── COLLECTED DATA ──
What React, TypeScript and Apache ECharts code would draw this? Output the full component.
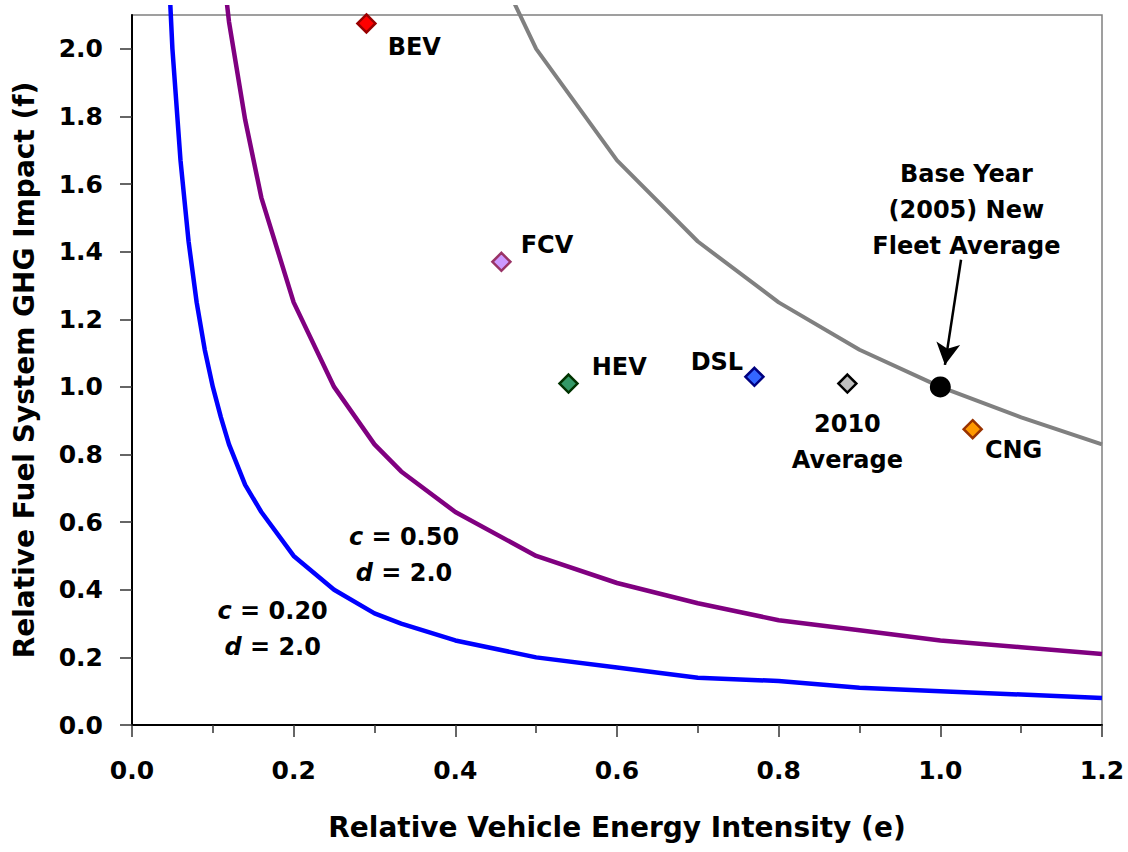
import React, { useEffect, useRef } from "react";
import * as echarts from "echarts";

const FONT = '"DejaVu Sans", "Liberation Sans", Arial, sans-serif';

// Axis ticks
const xTicks = [0, 0.2, 0.4, 0.6, 0.8, 1.0, 1.2];
const yTicks = [0, 0.2, 0.4, 0.6, 0.8, 1.0, 1.2, 1.4, 1.6, 1.8, 2.0];

// Curve c = 0.20, d = 2.0 (blue)
const blueE = [0.04, 0.05, 0.06, 0.07, 0.08, 0.09, 0.1, 0.11, 0.12, 0.14, 0.16, 0.2, 0.25, 0.3, 0.333, 0.4, 0.5, 0.6, 0.7, 0.8, 0.9, 1.0, 1.1, 1.2];
const blueF = [2.5, 2.0, 1.67, 1.43, 1.25, 1.11, 1.0, 0.91, 0.83, 0.71, 0.63, 0.5, 0.4, 0.33, 0.3, 0.25, 0.2, 0.17, 0.14, 0.13, 0.11, 0.1, 0.09, 0.08];

// Curve c = 0.50, d = 2.0 (purple)
const purpleE = [0.1, 0.12, 0.14, 0.16, 0.2, 0.25, 0.3, 0.333, 0.4, 0.5, 0.6, 0.7, 0.8, 0.9, 1.0, 1.1, 1.2];
const purpleF = [2.5, 2.08, 1.79, 1.56, 1.25, 1.0, 0.83, 0.75, 0.63, 0.5, 0.42, 0.36, 0.31, 0.28, 0.25, 0.23, 0.21];

// Base-year iso-line (gray)
const grayE = [0.4, 0.5, 0.6, 0.7, 0.8, 0.9, 1.0, 1.1, 1.2];
const grayF = [2.5, 2.0, 1.67, 1.43, 1.25, 1.11, 1.0, 0.91, 0.83];

// Vehicle points
const pointNames = ["BEV", "FCV", "HEV", "DSL", "2010\nAverage", "CNG", "Base Year\n(2005) New\nFleet Average"];
const pointE = [0.29, 0.457, 0.54, 0.77, 0.885, 1.04, 1.0];
const pointF = [2.075, 1.37, 1.01, 1.03, 1.01, 0.875, 1.0];

// Curve labels
const curveLabelText = ["{i|c} = 0.20\n{i|d} = 2.0", "{i|c} = 0.50\n{i|d} = 2.0"];
const curveLabelE = [0.174, 0.3365];
const curveLabelF = [0.285, 0.502];

// Arrow (annotation) from label to base year point
const arrowE = [1.0256, 1.0057];
const arrowF = [1.376, 1.065];

const pointStyles: Record<string, any> = {
  BEV: { fill: "#FF0000", border: "#990000", pos: "right", offset: [6, 24] },
  FCV: { fill: "#CC99FF", border: "#993366", pos: "right", offset: [4, -17] },
  HEV: { fill: "#339966", border: "#003300", pos: "right", offset: [8, -17] },
  DSL: { fill: "#3366FF", border: "#000080", pos: "left", offset: [4, -15] },
  "2010\nAverage": { fill: "#C0C0C0", border: "#000000", pos: "bottom", offset: [0, 7] },
  CNG: { fill: "#FF9900", border: "#993300", pos: "right", offset: [-3, 21] },
  "Base Year\n(2005) New\nFleet Average": { fill: "#000000", border: "#000000", pos: "top", offset: [26, -107], circle: true },
};

const zip = (a: number[], b: number[]) => a.map((v, i) => [v, b[i]]);

export default function App() {
  const ref = useRef<HTMLDivElement>(null);

  useEffect(() => {
    if (!ref.current) return;
    const chart = echarts.init(ref.current, undefined, { renderer: "svg" });

    const labelBase = {
      fontFamily: FONT,
      fontWeight: "bold" as const,
      fontSize: 24,
      color: "#000",
      lineHeight: 36,
    };

    const pointData = pointNames.map((n, i) => {
      const s = pointStyles[n];
      return {
        name: n,
        value: [pointE[i], pointF[i]],
        symbol: s.circle ? "circle" : "diamond",
        symbolSize: s.circle ? 21 : 18,
        itemStyle: { color: s.fill, borderColor: s.border, borderWidth: s.circle ? 0 : 2.5, opacity: 1 },
        label: {
          show: true,
          formatter: n,
          position: s.pos,
          distance: 5,
          offset: s.offset,
          align: s.pos === "right" ? "left" : s.pos === "left" ? "right" : "center",
          ...labelBase,
        },
      };
    });

    const option: any = {
      animation: false,
      backgroundColor: "#fff",
      grid: {
        left: 132,
        right: 26,
        top: 15,
        bottom: 127,
        show: true,
        borderColor: "#808080",
        borderWidth: 1.5,
      },
      xAxis: {
        type: "value",
        min: 0,
        max: 1.2,
        interval: 0.2,
        name: "Relative Vehicle Energy Intensity (e)",
        nameLocation: "middle",
        nameGap: 88,
        nameTextStyle: { fontFamily: FONT, fontWeight: "bold", fontSize: 28, color: "#000" },
        axisLine: { show: true, lineStyle: { color: "#000", width: 2 } },
        axisTick: { show: true, length: 12, customValues: xTicks, lineStyle: { color: "#333", width: 1.5 } },
        minorTick: { show: true, splitNumber: 2, length: 8, lineStyle: { color: "#333", width: 1.5 } },
        splitLine: { show: false },
        minorSplitLine: { show: false },
        axisLabel: {
          customValues: xTicks,
          margin: 33,
          fontFamily: FONT,
          fontWeight: "bold",
          fontSize: 25,
          color: "#000",
          formatter: (v: number) => v.toFixed(1),
        },
      },
      yAxis: {
        type: "value",
        min: 0,
        max: 2.1,
        name: "Relative Fuel System GHG Impact (f)",
        nameLocation: "middle",
        nameGap: 94,
        nameTextStyle: { fontFamily: FONT, fontWeight: "bold", fontSize: 28, color: "#000" },
        axisLine: { show: true, lineStyle: { color: "#000", width: 2 } },
        axisTick: { show: true, length: 12, customValues: yTicks, lineStyle: { color: "#333", width: 1.5 } },
        splitLine: { show: false },
        axisLabel: {
          customValues: yTicks,
          margin: 29,
          fontFamily: FONT,
          fontWeight: "bold",
          fontSize: 25,
          color: "#000",
          formatter: (v: number) => v.toFixed(1),
        },
      },
      graphic: [
        {
          type: "rect",
          shape: { x: 0, y: 0, width: 1128, height: 5 },
          style: { fill: "#fff" },
          z: 100,
          silent: true,
        },
      ],
      series: [
        {
          name: "c=0.20",
          type: "line",
          data: zip(blueE, blueF),
          showSymbol: false,
          symbol: "none",
          clip: false,
          lineStyle: { color: "#0000FF", width: 4.5 },
          z: 3,
        },
        {
          name: "c=0.50",
          type: "line",
          data: zip(purpleE, purpleF),
          showSymbol: false,
          symbol: "none",
          clip: false,
          lineStyle: { color: "#800080", width: 4.5 },
          z: 3,
        },
        {
          name: "base",
          type: "line",
          data: zip(grayE, grayF),
          showSymbol: false,
          symbol: "none",
          clip: false,
          lineStyle: { color: "#808080", width: 4 },
          z: 3,
        },
        {
          name: "curveLabels",
          type: "scatter",
          symbolSize: 0,
          silent: true,
          itemStyle: { opacity: 1 },
          data: curveLabelText.map((t, i) => ({
            value: [curveLabelE[i], curveLabelF[i]],
            label: {
              show: true,
              position: "inside",
              formatter: t,
              align: "center",
              verticalAlign: "middle",
              ...labelBase,
              rich: {
                i: { ...labelBase, fontStyle: "italic" },
              },
            },
          })),
          z: 4,
        },
        {
          name: "points",
          type: "scatter",
          data: pointData,
          itemStyle: { opacity: 1 },
          z: 5,
          markLine: {
            silent: true,
            symbol: ["none", "arrow"],
            symbolSize: [18, 22],
            label: { show: false },
            lineStyle: { color: "#000", width: 2.5, type: "solid", opacity: 1 },
            data: [[{ coord: [arrowE[0], arrowF[0]] }, { coord: [arrowE[1], arrowF[1]] }]],
          },
        },
      ],
    };

    chart.setOption(option);
    return () => chart.dispose();
  }, []);

  return (
    <div
      ref={ref}
      style={{ position: "absolute", left: 0, top: 0, width: 1128, height: 852, background: "#fff" }}
    />
  );
}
───
▶ _EXERCISE TASK_
Pictures stay out. Print the data exactly, from its first line through the line containing "1.6, 1.8, 2.0];".

▶ _RESULT_
What React, TypeScript and Apache ECharts code would draw this? Output the full component.
import React, { useEffect, useRef } from "react";
import * as echarts from "echarts";

const FONT = '"DejaVu Sans", "Liberation Sans", Arial, sans-serif';

// Axis ticks
const xTicks = [0, 0.2, 0.4, 0.6, 0.8, 1.0, 1.2];
const yTicks = [0, 0.2, 0.4, 0.6, 0.8, 1.0, 1.2, 1.4, 1.6, 1.8, 2.0];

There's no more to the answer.